- From: James Graham <jgraham@opera.com>
- Date: Mon, 23 Feb 2009 13:45:33 +0100
- To: Steven Faulkner <faulkner.steve@gmail.com>
- CC: Lachlan Hunt <lachlan.hunt@lachy.id.au>, Ian Hickson <ian@hixie.ch>, HTML WG <public-html@w3.org>, Janina Sajka <janina@rednote.net>, W3C WAI Protocols & Formats <w3c-wai-pf@w3.org>, wai-liaison@w3.org
Steven Faulkner wrote: > Hi lachlan, yes I used the summary in this way on prupose, because i figured > that people would look at it and comment on its incorrect use. I don't understand the purpose of doing that? Patrick H. Lauke wrote: > Worth noting that WCAG 2 techniques are advisory, rather than > mandatory. Personally, I disagree with this technique's particular > suggested use of summary for simple tables...and, as it's only > advisory, that's fine...as long as i and my users are happy that the > actual mandatory SC 1.3.1 is satisfied.

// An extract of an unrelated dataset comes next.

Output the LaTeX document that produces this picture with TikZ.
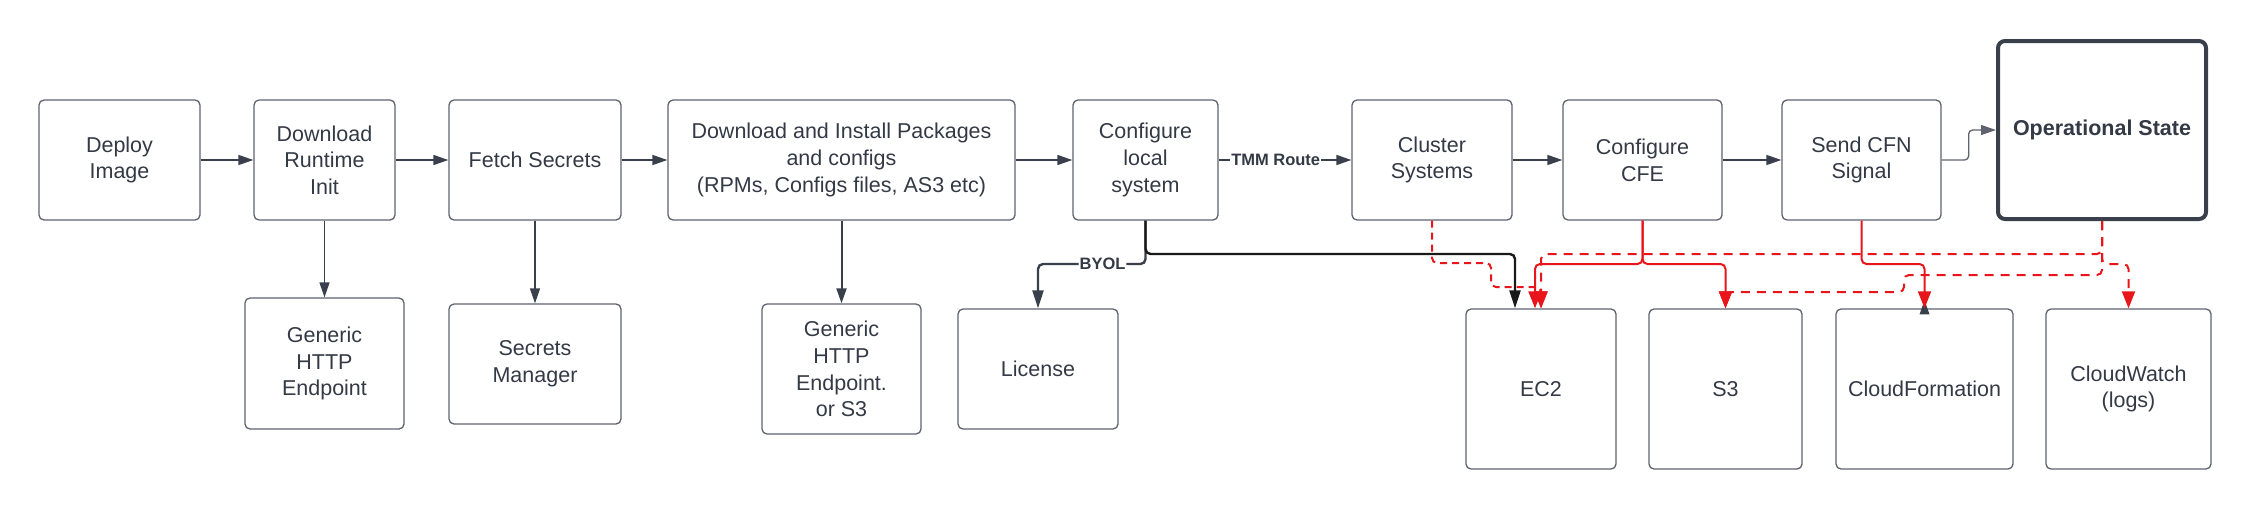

It's not really fine because WCAG techniques are supposed to be helpful. If this technique is suggesting something that is widely held to be bad practice then it should be updated to describe what good practice actually is. It is also a problem for the HTML-WG because a large number of the discussions on @summary have been predicated on it being used as described in this technique. If the actual content that users want, and accessibility-aware authors are providing, is substantially different from that indicated in WCAG that would be extremely useful to know so that we can base the discussion on reality rather than spec-fiction. For example it is unclear that @summary will be needed to satisfy 1.3.1 at all since information about the structure of the data is available through the table cell-headers relationships hence satisfying the "relationships [...] can be programmatically determined" part of the clause.